Showroom swap at Williams-Sonoma store prompts flap with Sonoma officials

Broadway home of founder Chuck Williams was meant to be kept as an overnight retreat but was changed to a furniture showroom without city approval, officials said.|

The upscale cookware retailer Williams-Sonoma has found itself in hot water with Sonoma city officials just seven months after opening a store on Broadway in the same spot where the kitchenware company launched in 1956.

A move by Williams-Sonoma to convert the former home and garden of founder Chuck Williams into a furniture showroom has put the retailer at odds with city planning officials, who say they never approved the overhaul for that purpose and discovered the changes only at the grand opening.

Williams-Sonoma initially intended to use the space connected to the store as an overnight retreat for visiting chefs, executives and other guests. However, representatives from the company said their vision changed as the site was being restored.

City employees learned about the furniture showroom when they went in for an inspection just before the highly anticipated grand opening in October, said Rob Gjestland, a senior planner.

“That space had been shown always as a residential space, not a commercial use,” he said about the original proposal.

In attempts to right the situation, the retailer is now seeking changes to its permit that would allow it to continue to display furniture and home decor, as well as hold after-hours events throughout the year in the store, at 605 Broadway.

“During the construction process, knowing the home was going to be furnished, the team came to realize the public was going to want to see the full house,” said Carrie Crespo-Dixon, a spokeswoman for Williams-Sonoma.

City planning commissioners said the retailer should have come to them for approval before moving ahead with those plans.

“We can’t keep allowing people to say, ‘We’ll apologize and get forgiveness later,’?” Commissioner Chip Roberson said at a recent Planning Commission meeting. “That’s not how we can effectively govern our community.”

Bill Willers, chairman of the commission, voiced similar frustrations. He said he lives in the neighborhood and was excited about the project when it first came to the panel for approval in 2013.

“I also was dismayed by the fact that from day one, essentially what was sold to us as a residence in kind had been converted to retail space without any discussion,” Willers said at the April 9 meeting.

He said the disputed changes would not have earned his approval in 2013. “And I feel even less compelled, even though it’s in place and has been operating, to approve it today because of that fact, unfortunately,” he said.

Commissioners directed the retailer to come back with a scaled-down special events proposal, as well as a more detailed plan on how it would handle parking.

Max Crome, the architect on the Williams-Sonoma project, said Thursday he hopes to have a revised application submitted to the city Planning Department in two weeks. The idea to turn the home into retail space came late, just prior to the opening, he said.

“We heard the feedback and took it to heart,” Crome said about the planning commissioners’ response. “With the new application, we’ll have the opportunity to address (their concerns).”

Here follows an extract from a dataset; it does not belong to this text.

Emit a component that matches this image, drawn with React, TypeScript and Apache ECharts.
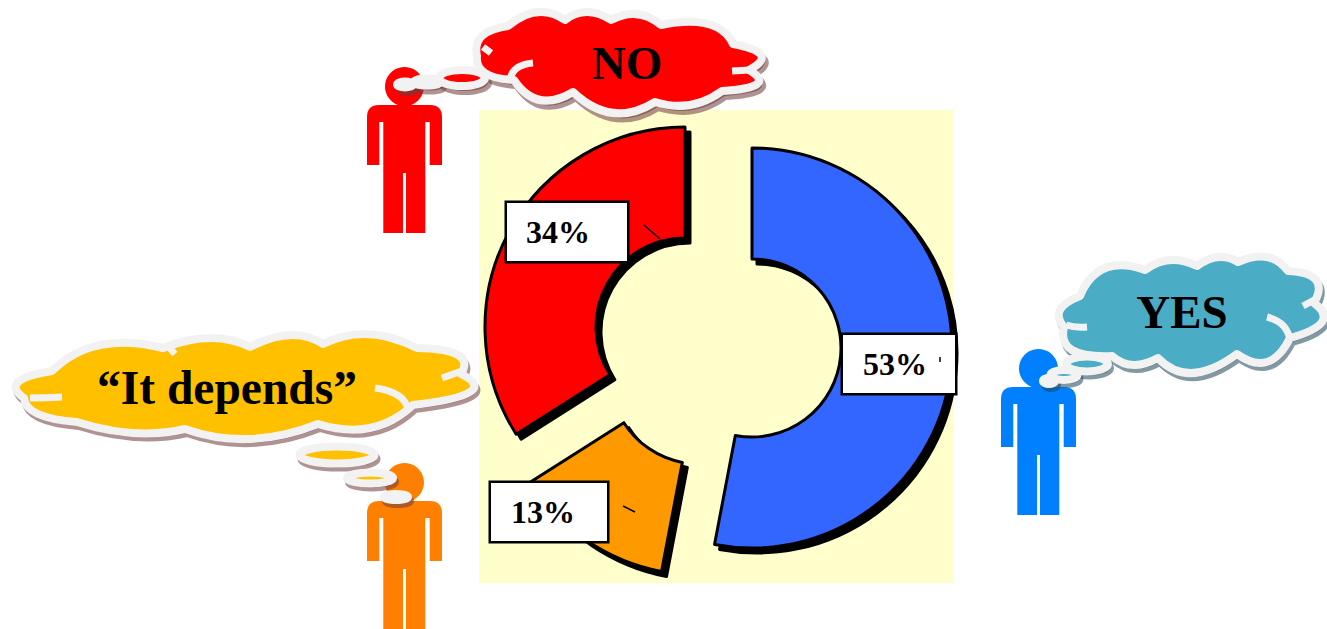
import React, { useEffect, useRef } from "react";
import * as echarts from "echarts";

const categories = ["YES", "It depends", "NO"];
const shares = [53, 13, 34];
const sliceColors = ["#3366FF", "#FF9900", "#FF0000"];
const sliceCenters = [[752, 348], [699, 375], [685, 327]];
const labelBoxes = [
  { x: 843, y: 335, w: 112, pad: 20 },
  { x: 491, y: 483, w: 116, pad: 20 },
  { x: 507, y: 203, w: 120, pad: 19 },
];
const leaderLines = [
  [940, 357, 940, 362],
  [623, 506, 635, 512],
  [644, 225, 660, 239],
];

const PERSON =
  "M37.5 0 A19.5 19.5 0 1 1 37.49 0 Z " +
  "M12 38 L63 38 Q75 38 75 50 L75 98 L62.7 98 L62.7 55 L58.3 55 L58.3 166 L39 166 L39 106 L36 106 L36 166 L16.3 166 L16.3 55 L12.3 55 L12.3 98 L0 98 L0 50 Q0 38 12 38 Z";

// Each lobe: point on the lobe's crest, then the notch where it ends.
function lobes(start: number[], rest: number[][]) {
  let d = `M${start[0]} ${start[1]}`;
  let p = start;
  rest.forEach(([px, py, ex, ey]) => {
    const cx = 2 * px - (p[0] + ex) / 2;
    const cy = 2 * py - (p[1] + ey) / 2;
    d += ` Q${cx} ${cy} ${ex} ${ey}`;
    p = [ex, ey];
  });
  return d + " Z";
}

const CLOUD_NO = lobes([477, 56], [
  [482, 36, 508, 26], [537, 12, 565, 20], [587, 12, 611, 20], [637, 14, 661, 25],
  [708, 24, 733, 44], [761, 55, 749, 70], [757, 84, 722, 91], [690, 105, 655, 102],
  [613, 113, 573, 92], [540, 100, 514, 80], [485, 73, 477, 56],
]);
const MARKS_NO = "M483 47 L491 53 M533 63 Q512 65 510 80 M732 71 L750 70";

const CLOUD_DEP = lobes([52, 371], [
  [100, 345, 163, 348], [210, 338, 250, 347], [290, 335, 323, 344], [368, 334, 417, 348],
  [458, 355, 461, 374], [470, 392, 413, 405], [370, 428, 318, 424], [250, 439, 185, 429],
  [133, 433, 77, 422], [38, 414, 24, 398], [18, 382, 52, 371],
]);
const MARKS_DEP = "M62 397 Q45 398 30 398 M375 388 Q405 392 408 410 M442 378 L462 371 M168 346 L175 354";

const CLOUD_YES = lobes([1080, 296], [
  [1105, 268, 1145, 270], [1170, 260, 1197, 266], [1218, 257, 1238, 262], [1267, 257, 1288, 271],
  [1316, 280, 1314, 303], [1322, 322, 1290, 338], [1267, 362, 1237, 354], [1193, 373, 1158, 358],
  [1133, 365, 1112, 356], [1072, 350, 1064, 327], [1060, 310, 1080, 296],
]);
const MARKS_YES = "M1087 327 Q1075 328 1066 325 M1267 317 Q1287 322 1290 340 M1303 306 L1316 299";

const OUTLINE = "#F2F2F2";

function register() {
  const reg = (n: string, d: string) =>
    echarts.graphic.registerShape(n, echarts.graphic.extendPath(d, {}));
  reg("person", PERSON);
  reg("cloudNo", CLOUD_NO);
  reg("marksNo", MARKS_NO);
  reg("cloudDep", CLOUD_DEP);
  reg("marksDep", MARKS_DEP);
  reg("cloudYes", CLOUD_YES);
  reg("marksYes", MARKS_YES);
}

type Bubble = [number, number, number, number, boolean];

function thought(
  cloud: string,
  marks: string,
  fill: string,
  shadow: string,
  dx: number,
  dy: number,
  bubbles: Bubble[],
  label: string,
  tx: number,
  ty: number,
  size: number
) {
  const els: any[] = [];
  els.push({
    type: cloud, x: dx, y: dy, z: 11,
    style: { fill: shadow, stroke: shadow, lineWidth: 8, opacity: 0.55 },
  });
  bubbles.forEach(([cx, cy, rx, ry]) =>
    els.push({
      type: "ellipse", z: 11, shape: { cx: cx + dx, cy: cy + dy, rx, ry },
      style: { fill: shadow, stroke: shadow, lineWidth: 8, opacity: 0.55 },
    })
  );
  els.push({
    type: cloud, z: 12,
    style: { fill, stroke: OUTLINE, lineWidth: 8, lineJoin: "round" },
  });
  els.push({
    type: marks, z: 13,
    style: { fill: "none", stroke: OUTLINE, lineWidth: 7 },
  });
  bubbles.forEach(([cx, cy, rx, ry, solid]) =>
    els.push({
      type: "ellipse", z: 12, shape: { cx, cy, rx, ry },
      style: { fill: solid ? OUTLINE : fill, stroke: OUTLINE, lineWidth: 8 },
    })
  );
  els.push({
    type: "text", x: tx, y: ty, z: 14,
    style: {
      text: label, fill: "#000",
      font: `bold ${size}px "Liberation Serif"`,
      align: "center", verticalAlign: "middle",
    },
  });
  return els;
}

export default function App() {
  const ref = useRef<HTMLDivElement>(null);
  useEffect(() => {
    register();
    const chart = echarts.init(ref.current!, undefined, { renderer: "svg" });
    const series = categories.map((_, i) => ({
      type: "pie",
      center: sliceCenters[i],
      radius: [89, 200],
      startAngle: 90,
      clockwise: true,
      silent: true,
      avoidLabelOverlap: false,
      labelLine: { show: false },
      labelLayout: {
        x: labelBoxes[i].x,
        y: labelBoxes[i].y,
        align: "left",
        verticalAlign: "top",
      },
      data: categories.map((name, j) => ({
        name,
        value: shares[j],
        itemStyle:
          j === i
            ? {
                color: sliceColors[i],
                borderColor: "#000",
                borderWidth: 3,
                shadowColor: "#000",
                shadowBlur: 1.5,
                shadowOffsetX: 5,
                shadowOffsetY: 5,
              }
            : { opacity: 0, borderWidth: 0 },
        label: {
          show: j === i,
          formatter: "{d}%",
          color: "#000",
          fontFamily: "Liberation Serif",
          fontWeight: "bold",
          fontSize: 32,
          backgroundColor: "#fff",
          borderColor: "#000",
          borderWidth: 2.5,
          align: "left",
          verticalAlign: "middle",
          lineHeight: 58,
          width: labelBoxes[i].w - labelBoxes[i].pad,
          height: 58,
          padding: [0, 0, 0, labelBoxes[i].pad],
        },
      })),
    }));
    const graphic: any[] = [
      {
        type: "rect", z: -1,
        shape: { x: 479, y: 110, width: 474, height: 473 },
        style: { fill: "#FFFFCC" },
      },
      { type: "person", x: 367, y: 67, z: 10, style: { fill: "#FF0000" } },
      { type: "person", x: 367, y: 463, z: 10, style: { fill: "#FF8000" } },
      { type: "person", x: 1001, y: 349, z: 10, style: { fill: "#0080FF" } },
      ...thought("cloudNo", "marksNo", "#FF0000", "#6E3A3A", 3, 5,
        [[462, 78, 23, 8, false], [427, 82, 13, 3.5, false], [405, 84.5, 8, 3, true]],
        "NO", 627, 63, 47),
      ...thought("cloudDep", "marksDep", "#FFC000", "#6E3A3A", 2, 4,
        [[337, 455, 37.5, 8.5, false], [370, 478, 23, 5.5, false], [396, 497, 12, 3, true]],
        "\u201CIt depends\u201D", 227, 388, 47.5),
      ...thought("cloudYes", "marksYes", "#4BACC6", "#1E4655", 2, 4,
        [[1087, 364, 21, 7.5, false], [1064, 375, 13.5, 5, false], [1049, 381, 6, 3, true]],
        "YES", 1182, 312, 47),
      ...leaderLines.map(([x1, y1, x2, y2]) => ({
        type: "line", z: 100,
        shape: { x1, y1, x2, y2 },
        style: { stroke: "#000", lineWidth: 1.5 },
      })),
    ];
    chart.setOption({ animation: false, series, graphic });
    return () => chart.dispose();
  }, []);
  return (
    <div
      ref={ref}
      style={{ position: "absolute", left: 0, top: 0, width: 1327, height: 629, background: "#fff" }}
    />
  );
}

In the initial application, Williams-Sonoma sought to hold up to four large events a year that could draw up to 100 attendees, and up to 15 slightly smaller events for as many as 75 people. It also requested permission to “routinely” hold smaller events that would be attended by no more than 50 people.

Crome said the company has reduced the number of special events and scaled back attendance numbers by 10 percent in the revised application. He said Williams-Sonoma also will bring forward more detail on its plans for valet parking after residents and neighboring businesses raised concerns over heavy traffic on Broadway and around the historic Plaza.

“There was a misperception on the public’s part that valet parking would go on public streets,” Crome said.

He said the valet company the store works with has an agreement to use a church parking lot about seven blocks away.

The Planning Commission likely will decide next month on the events and whether to allow the retailer to continue to use the home and garden to sell furnishings, Gjestland said.

It’s not the showroom that concerns former Mayor Larry Barnett, who spoke out against the changes at the Planning Commission meeting. He’s concerned with the special events request. He said the store was intended to pay tribute to Chuck Williams, not to hold large events.

“They bought the building for sentimental reasons,” Barnett said in a phone interview this week. “It ought not to be a big event center with a constant stream of events each year.”

He added, “It’s not fair to the community.”

However, Sondra Bernstein, owner of The Girl & The Fig restaurant downtown, said there are few locations to hold special events in town and that the Williams-Sonoma store is an ideal space.

“We’re really lucky they spent the money to build this property here,” she said during the April meeting. She added that parking always will be a problem in Sonoma.

“The Girl & The Fig does 500 lunches every day,” she said. “I don’t know where people park.”